Irritados com o engano do cavalo, e cansados de tanta procura, os três músicos tiram as barbas postiças e revelam as verdadeiras faces de bandidos. Vicente é finalmente abatido. Pela primeira vez, a situação foge de seu controle e não há solução criativa que compense a crueza da realidade. O disfarce imaginário caiu, revelando um rosto terrível que imobiliza Vicente e ameaça-o com a morte. Por outro lado, a realidade exposta afirma também que agora só será possível o encontro com o cavalo real. Não há mais espaço para uma imaginação infantil que controla tudo e a todos; o real faz-se no jogo entre sujeito e mundo.
O Cowboy, herói profissional, consciente dos perigos da realidade, entra em ação. Prende os bandidos e salva o menino. Vicente e o Cowboy têm em comum a paixão por cavalos; o vaqueiro doma os animais para vendê-los ao circo. Vicente não precisa domar seu cavalo; o objeto – cavalo – não está dissociado do sujeito – Vicente. Não é algo externo, que deve ser capturado, educado e humanizado. O cavalo azul faz parte de Vicente, ou melhor, Vicente faz parte de seu cavalo azul. Domar cavalos e prender bandidos são funções que se relacionam. A natureza traz consigo o excesso, de forma que poderá ser representada como um mal, à sombra da educação e das leis que formam sujeitos auto-disciplinados. Os instintos – entre eles, o impulso criativo – são sufocados pela cultura, restando-nos apenas cavalos brancos, iguais e normais.

O encontro
Finalmente, o encontro:
“Como vocês viram, os três músicos foram presos, a menina levei para casa dela. Todos na cidade estão esperando Vicente voltar. Ele continuou correndo o mundo. (Na cena surge Vicente todo esfarrapado, sem um pé de sapato, comendo um pedaço de pão) Quando estava muito cansando, vinha deitar aqui perto de mim (...) E foi assim que um dia... Vejam vocês...”.

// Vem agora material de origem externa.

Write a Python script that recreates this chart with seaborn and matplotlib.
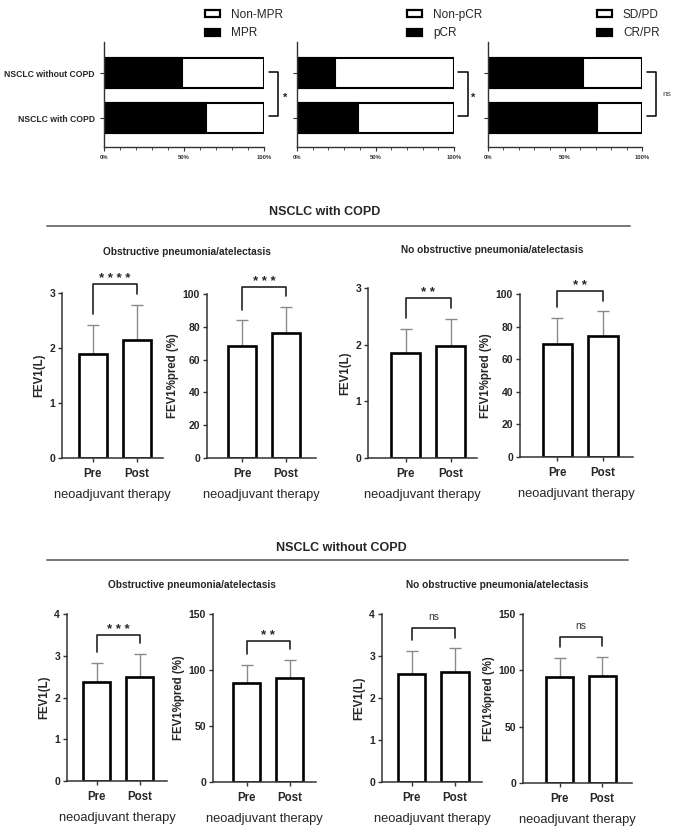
import numpy as np
import pandas as pd
import matplotlib
matplotlib.use("Agg")
import matplotlib.pyplot as plt
from matplotlib.patches import Patch
from matplotlib.lines import Line2D
from matplotlib.ticker import MultipleLocator
import seaborn as sns

sns.set_style("white")
plt.rcParams['font.family'] = ['Liberation Sans', 'DejaVu Sans']

# ---------------- data ----------------
top_groups = ["NSCLC without COPD", "NSCLC with COPD"]
mpr_rate = [49, 64]
pcr_rate = [24, 39]
orr_rate = [62, 71]
mpr_legend = ["Non-MPR", "MPR"]
pcr_legend = ["Non-pCR", "pCR"]
orr_legend = ["SD/PD", "CR/PR"]
top_sig = ["*", "*", "ns"]

conditions = ["Pre", "Post"]

# NSCLC with COPD
copd_obs_fev1_mean = [1.90, 2.15]
copd_obs_fev1_sd = [0.52, 0.63]
copd_obs_pred_mean = [68.3, 76.5]
copd_obs_pred_sd = [15.7, 15.7]
copd_noobs_fev1_mean = [1.85, 1.98]
copd_noobs_fev1_sd = [0.43, 0.48]
copd_noobs_pred_mean = [69.5, 74.0]
copd_noobs_pred_sd = [16.0, 15.5]

# NSCLC without COPD
nocopd_obs_fev1_mean = [2.36, 2.49]
nocopd_obs_fev1_sd = [0.46, 0.55]
nocopd_obs_pred_mean = [88.5, 93.0]
nocopd_obs_pred_sd = [16.0, 16.0]
nocopd_noobs_fev1_mean = [2.58, 2.61]
nocopd_noobs_fev1_sd = [0.53, 0.57]
nocopd_noobs_pred_mean = [94.0, 95.0]
nocopd_noobs_pred_sd = [17.0, 17.0]

bar_sig = ["****", "***", "**", "**", "***", "**", "ns", "ns"]
bracket_level = [3.16, 104, 2.82, 102, 3.5, 126, 3.67, 130]

W, H = 687, 834
fig = plt.figure(figsize=(W / 100, H / 100), dpi=100)


def rect(l, t, r, b):
    return [l / W, 1 - b / H, (r - l) / W, (b - t) / H]


def fx(x):
    return x / W


def fy(y):
    return 1 - y / H


SPINE = "#333333"

# ---------------- top row: stacked horizontal bars ----------------
top_rects = [(104, 42, 264, 147), (297, 42, 454, 147), (488, 42, 642, 147)]
top_rates = [mpr_rate, pcr_rate, orr_rate]
top_legends = [mpr_legend, pcr_legend, orr_legend]
legend_x = [205, 407, 597]
bracket_sx = [(103, 109, 112), (102.5, 109, 111), (103, 109, 113)]

for i in range(3):
    ax = fig.add_axes(rect(*top_rects[i]))
    df = pd.DataFrame({"group": top_groups, "total": [100, 100], "rate": top_rates[i]})
    sns.barplot(data=df, x="total", y="group", orient="h", color="white",
                edgecolor="black", linewidth=1.5, width=0.67, saturation=1, ax=ax)
    sns.barplot(data=df, x="rate", y="group", orient="h", color="black",
                edgecolor="black", linewidth=1.5, width=0.67, saturation=1, ax=ax)
    ax.set_xlim(0, 100)
    ax.set_ylim(1.64, -0.69)
    ax.set_xlabel("")
    ax.set_ylabel("")
    for s in ["top", "right"]:
        ax.spines[s].set_visible(False)
    for s in ["left", "bottom"]:
        ax.spines[s].set_color(SPINE)
        ax.spines[s].set_linewidth(1.0)
    ax.set_xticks([0, 50, 100])
    ax.set_xticklabels(["0%", "50%", "100%"], fontsize=4.2, fontweight="bold", color="#333")
    ax.xaxis.set_minor_locator(MultipleLocator(10))
    ax.tick_params(axis="x", which="major", direction="out", length=3, width=0.8,
                   color=SPINE, pad=3, bottom=True)
    ax.tick_params(axis="x", which="minor", direction="out", length=2, width=0.6,
                   color=SPINE, bottom=True)
    ax.tick_params(axis="y", direction="out", length=3, width=0.8, color=SPINE, left=True)
    if i == 0:
        ax.set_yticklabels(top_groups, fontsize=6.2, fontweight="bold")
    else:
        ax.set_yticklabels([])
    # significance bracket
    x0, x1, xt = bracket_sx[i]
    ax.plot([x0, x1, x1, x0], [-0.02, -0.02, 0.96, 0.96], color="black",
            lw=1.1, clip_on=False)
    sig = top_sig[i]
    if sig == "ns":
        ax.text(xt, 0.47, sig, ha="left", va="center", fontsize=6, color="#444", clip_on=False)
    else:
        ax.text(xt, 0.55, sig, ha="left", va="center", fontsize=8, fontweight="bold",
                clip_on=False)
    handles = [Patch(facecolor="white", edgecolor="black", linewidth=1.6),
               Patch(facecolor="black", edgecolor="black", linewidth=1.6)]
    fig.legend(handles, top_legends[i], loc="upper left",
               bbox_to_anchor=(fx(legend_x[i]), fy(9)), frameon=False,
               fontsize=8.5, handlelength=1.3, handleheight=0.55, handletextpad=0.9,
               labelspacing=0.55, borderpad=0, borderaxespad=0)

# ---------------- section titles ----------------
fig.text(fx(325), fy(212), "NSCLC with COPD", ha="center", va="center",
         fontsize=9, fontweight="bold")
fig.add_artist(Line2D([fx(47), fx(630)], [fy(226), fy(226)], color="#777", lw=1.4))
fig.text(fx(187), fy(252), "Obstructive pneumonia/atelectasis", ha="center", va="center",
         fontsize=7.3, fontweight="bold")
fig.text(fx(492), fy(250), "No obstructive pneumonia/atelectasis", ha="center", va="center",
         fontsize=7.3, fontweight="bold")

fig.text(fx(341), fy(548), "NSCLC without COPD", ha="center", va="center",
         fontsize=9, fontweight="bold")
fig.add_artist(Line2D([fx(47), fx(628)], [fy(560), fy(560)], color="#777", lw=1.4))
fig.text(fx(192), fy(585), "Obstructive pneumonia/atelectasis", ha="center", va="center",
         fontsize=7.3, fontweight="bold")
fig.text(fx(497), fy(585), "No obstructive pneumonia/atelectasis", ha="center", va="center",
         fontsize=7.3, fontweight="bold")

# ---------------- bar panels ----------------
bar_rects = [(62, 293, 163, 458), (207, 294, 316, 458), (368, 288, 477, 458), (520, 294, 633, 457),
             (67, 614, 167, 781), (213, 614, 316, 782), (382, 614, 482, 782), (523, 614, 632, 783)]
bar_means = [copd_obs_fev1_mean, copd_obs_pred_mean, copd_noobs_fev1_mean, copd_noobs_pred_mean,
             nocopd_obs_fev1_mean, nocopd_obs_pred_mean, nocopd_noobs_fev1_mean, nocopd_noobs_pred_mean]
bar_sds = [copd_obs_fev1_sd, copd_obs_pred_sd, copd_noobs_fev1_sd, copd_noobs_pred_sd,
           nocopd_obs_fev1_sd, nocopd_obs_pred_sd, nocopd_noobs_fev1_sd, nocopd_noobs_pred_sd]
bar_ymax = [3, 100, 3, 100, 4, 150, 4, 150]
bar_ystep = [1, 20, 1, 20, 1, 50, 1, 50]
bar_ylabel = ["FEV1(L)", "FEV1%pred (%)"] * 4
bar_xlims = [(-0.70, 1.60), (-0.80, 1.68), (-0.84, 1.58), (-0.82, 1.66),
             (-0.69, 1.64), (-0.79, 1.62), (-0.68, 1.62), (-0.86, 1.70)]

for i in range(8):
    ax = fig.add_axes(rect(*bar_rects[i]))
    df = pd.DataFrame({"cond": conditions, "mean": bar_means[i], "sd": bar_sds[i]})
    sns.barplot(data=df, x="cond", y="mean", color="white", edgecolor="black",
                linewidth=1.9, width=0.64, saturation=1, errorbar=None, ax=ax, zorder=2)
    ax.errorbar(x=np.arange(len(conditions)), y=df["mean"],
                yerr=[np.zeros(len(conditions)), df["sd"]], fmt="none",
                ecolor="#8a8a8a", elinewidth=1.0, capsize=4.5, capthick=1.0, zorder=1)
    ymax = bar_ymax[i]
    ax.set_ylim(0, ymax)
    ax.set_xlim(*bar_xlims[i])
    ax.set_yticks(np.arange(0, ymax + 0.001, bar_ystep[i]))
    ax.set_yticklabels([str(int(v)) for v in np.arange(0, ymax + 0.001, bar_ystep[i])],
                       fontsize=7.5, fontweight="bold")
    ax.set_xticks(range(len(conditions)))
    ax.set_xticklabels(conditions, fontsize=8.3, fontweight="bold")
    ax.set_ylabel(bar_ylabel[i], fontsize=8.3, fontweight="bold", labelpad=3)
    ax.set_xlabel("neoadjuvant therapy", fontsize=9.3, labelpad=6.5)
    for s in ["top", "right"]:
        ax.spines[s].set_visible(False)
    for s in ["left", "bottom"]:
        ax.spines[s].set_color(SPINE)
        ax.spines[s].set_linewidth(1.1)
    ax.tick_params(axis="both", direction="out", length=3, width=1.0, color=SPINE,
                   left=True, bottom=True, pad=2)
    ax.tick_params(axis="x", pad=4.5)
    # bracket
    b = bracket_level[i]
    gap = 0.065 * ymax
    tops = np.array(bar_means[i]) + np.array(bar_sds[i])
    ax.plot([0, 0, 1, 1], [tops[0] + gap, b, b, tops[1] + gap], color="#222", lw=1.2,
            clip_on=False, zorder=3)
    sig = bar_sig[i]
    if sig == "ns":
        ax.annotate(sig, xy=(0.5, b), xytext=(0, 5.5), textcoords="offset points",
                    ha="center", va="baseline", fontsize=7.5, color="#333",
                    annotation_clip=False)
    else:
        ax.annotate(" ".join(sig), xy=(0.5, b), xytext=(0, 1.5), textcoords="offset points",
                    ha="center", va="baseline", fontsize=9.5, fontweight="bold",
                    annotation_clip=False)

fig.savefig("out.png", dpi=100, facecolor="white")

O menino segue sozinho em sua busca; na Serra da Mantiqueira, quando ele menos espera, dá-se a aparição do cavalo azul. A autora indica o tom de naturalidade do encontro: “Como se estivesse fazendo a coisa mais natural do mundo, sem absolutamente encarar a aparição do seu cavalinho como coisa impossível, (...)".
Não existem surpresas na peça O Cavalinho Azul. Desde o início, a fé inabalável do menino denuncia o final da história – a inexorabilidade do encontro – sem com isso prejudicar a identificação do espectador com a peça. A transformação lenta e quase imperceptível pelo qual passa o herói ecoa no espectador, levando-o a ver o mundo com o olhar de Vicente. Porém, na aparição final do verdadeiro cavalo azul, isso já não é uma surpresa, mas sim uma certeza natural que o acompanhou desde o começo do espetáculo.

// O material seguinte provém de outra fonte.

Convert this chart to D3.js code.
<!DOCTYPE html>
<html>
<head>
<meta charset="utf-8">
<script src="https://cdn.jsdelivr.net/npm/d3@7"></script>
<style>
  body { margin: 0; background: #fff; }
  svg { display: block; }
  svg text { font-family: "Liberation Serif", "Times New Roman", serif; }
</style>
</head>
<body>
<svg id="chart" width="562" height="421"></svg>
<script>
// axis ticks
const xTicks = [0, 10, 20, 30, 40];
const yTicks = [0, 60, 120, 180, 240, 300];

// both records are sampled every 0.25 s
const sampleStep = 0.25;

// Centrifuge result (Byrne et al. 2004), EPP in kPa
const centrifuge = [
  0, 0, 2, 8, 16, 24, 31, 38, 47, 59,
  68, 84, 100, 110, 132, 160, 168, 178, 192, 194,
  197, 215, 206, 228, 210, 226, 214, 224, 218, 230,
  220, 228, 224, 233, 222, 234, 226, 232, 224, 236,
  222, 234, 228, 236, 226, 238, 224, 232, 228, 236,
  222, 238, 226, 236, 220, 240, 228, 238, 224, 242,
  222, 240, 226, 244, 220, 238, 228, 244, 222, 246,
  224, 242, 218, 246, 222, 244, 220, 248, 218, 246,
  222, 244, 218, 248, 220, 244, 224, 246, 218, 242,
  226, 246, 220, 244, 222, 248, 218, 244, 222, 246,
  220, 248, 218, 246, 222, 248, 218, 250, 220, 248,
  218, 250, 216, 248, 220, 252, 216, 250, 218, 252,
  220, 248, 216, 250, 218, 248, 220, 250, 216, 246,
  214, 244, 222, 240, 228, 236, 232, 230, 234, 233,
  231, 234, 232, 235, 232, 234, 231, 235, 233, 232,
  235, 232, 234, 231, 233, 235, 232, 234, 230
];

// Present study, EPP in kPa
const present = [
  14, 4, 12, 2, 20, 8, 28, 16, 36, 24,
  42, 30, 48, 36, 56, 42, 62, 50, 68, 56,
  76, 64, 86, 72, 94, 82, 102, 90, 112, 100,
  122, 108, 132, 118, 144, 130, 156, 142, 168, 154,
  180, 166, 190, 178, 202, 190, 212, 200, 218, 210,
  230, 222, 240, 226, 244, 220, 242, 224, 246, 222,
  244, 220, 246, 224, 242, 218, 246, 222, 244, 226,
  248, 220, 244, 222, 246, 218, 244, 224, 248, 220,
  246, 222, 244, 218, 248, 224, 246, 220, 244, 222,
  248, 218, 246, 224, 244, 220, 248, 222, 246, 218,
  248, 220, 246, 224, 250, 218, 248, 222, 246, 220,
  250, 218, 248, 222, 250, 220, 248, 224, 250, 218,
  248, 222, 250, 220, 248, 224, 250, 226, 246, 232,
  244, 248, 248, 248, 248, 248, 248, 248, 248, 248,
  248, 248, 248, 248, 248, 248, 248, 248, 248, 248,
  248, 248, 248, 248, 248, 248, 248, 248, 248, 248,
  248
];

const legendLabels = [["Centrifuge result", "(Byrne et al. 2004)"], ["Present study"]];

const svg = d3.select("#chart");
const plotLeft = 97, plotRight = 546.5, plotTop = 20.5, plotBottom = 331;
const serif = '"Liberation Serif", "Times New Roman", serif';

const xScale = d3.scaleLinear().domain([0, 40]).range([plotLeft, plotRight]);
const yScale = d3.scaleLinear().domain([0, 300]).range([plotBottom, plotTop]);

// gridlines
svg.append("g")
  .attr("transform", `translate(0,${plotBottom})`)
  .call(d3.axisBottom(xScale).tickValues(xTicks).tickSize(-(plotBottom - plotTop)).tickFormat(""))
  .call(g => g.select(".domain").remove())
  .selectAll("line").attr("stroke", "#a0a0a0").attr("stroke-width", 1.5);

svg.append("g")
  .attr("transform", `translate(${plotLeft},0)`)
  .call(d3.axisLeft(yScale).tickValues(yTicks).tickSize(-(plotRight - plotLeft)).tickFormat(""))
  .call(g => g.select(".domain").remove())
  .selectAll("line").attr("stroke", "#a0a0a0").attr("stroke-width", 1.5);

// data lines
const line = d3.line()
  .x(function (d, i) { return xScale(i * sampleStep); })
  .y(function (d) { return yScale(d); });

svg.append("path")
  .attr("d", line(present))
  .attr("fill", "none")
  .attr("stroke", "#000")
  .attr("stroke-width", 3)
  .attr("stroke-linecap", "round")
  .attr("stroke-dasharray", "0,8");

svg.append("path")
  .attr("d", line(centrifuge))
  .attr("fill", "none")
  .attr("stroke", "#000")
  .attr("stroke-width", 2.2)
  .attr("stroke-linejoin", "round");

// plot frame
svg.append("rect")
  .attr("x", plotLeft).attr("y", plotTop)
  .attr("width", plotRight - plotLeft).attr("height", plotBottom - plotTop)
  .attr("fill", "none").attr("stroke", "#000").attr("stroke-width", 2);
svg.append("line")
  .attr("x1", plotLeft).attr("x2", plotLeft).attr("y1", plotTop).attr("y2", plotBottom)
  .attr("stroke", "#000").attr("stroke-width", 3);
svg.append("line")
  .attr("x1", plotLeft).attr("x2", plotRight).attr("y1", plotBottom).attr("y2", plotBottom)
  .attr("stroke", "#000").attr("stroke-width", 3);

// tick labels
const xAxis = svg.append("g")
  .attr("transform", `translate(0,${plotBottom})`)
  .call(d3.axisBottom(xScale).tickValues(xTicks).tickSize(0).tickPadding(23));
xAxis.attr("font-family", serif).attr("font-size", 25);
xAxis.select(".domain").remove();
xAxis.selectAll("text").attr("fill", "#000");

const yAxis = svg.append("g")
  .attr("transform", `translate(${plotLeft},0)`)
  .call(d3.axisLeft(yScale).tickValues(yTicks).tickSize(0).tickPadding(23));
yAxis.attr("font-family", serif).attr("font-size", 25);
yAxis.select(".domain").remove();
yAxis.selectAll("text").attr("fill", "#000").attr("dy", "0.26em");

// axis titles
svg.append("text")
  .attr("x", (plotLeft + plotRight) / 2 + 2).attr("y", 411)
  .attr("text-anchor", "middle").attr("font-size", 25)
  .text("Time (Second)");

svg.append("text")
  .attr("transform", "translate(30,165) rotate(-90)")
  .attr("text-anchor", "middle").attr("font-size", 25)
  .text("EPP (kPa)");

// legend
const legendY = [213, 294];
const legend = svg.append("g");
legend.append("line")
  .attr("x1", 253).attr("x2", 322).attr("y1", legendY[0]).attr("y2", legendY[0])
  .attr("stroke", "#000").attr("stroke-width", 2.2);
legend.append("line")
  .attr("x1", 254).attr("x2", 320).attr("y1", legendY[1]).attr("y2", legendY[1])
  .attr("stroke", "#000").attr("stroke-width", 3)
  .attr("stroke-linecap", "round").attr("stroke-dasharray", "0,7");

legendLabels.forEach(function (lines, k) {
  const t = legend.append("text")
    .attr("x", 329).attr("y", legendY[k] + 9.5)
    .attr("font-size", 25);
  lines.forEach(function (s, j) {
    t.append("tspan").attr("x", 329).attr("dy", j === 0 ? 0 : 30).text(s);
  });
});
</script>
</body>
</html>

O ceticismo inicial do espectador converte-se em fé inabalável, seguindo o reflexo da transformação vivenciada por Vicente em sua jornada: realizar sua fé sob a forma de um corpo milagroso. Contudo, não há milagre – pelo menos não nos termos que utilizamos usualmente. A idéia de milagre pode ser associada à passividade, e isso se opõe radicalmente à postura de buscar o cavalo pelo mundo, em uma trajetória de esforço e paciência.
O retorno de Vicente e seu cavalo azul para casa marca uma trajetória espiralada. O final da linha – sob a influência de uma nova condição adquirida ao longo do processo – sobrepõe-se ao começo, determinando não o fechamento, mas a abertura de uma outra circunferência, que ao fim sobrepõe-se ao começo, abrindo uma nova circunferência, e assim por diante em um fluxo ininterrupto que é o mito de Vicente.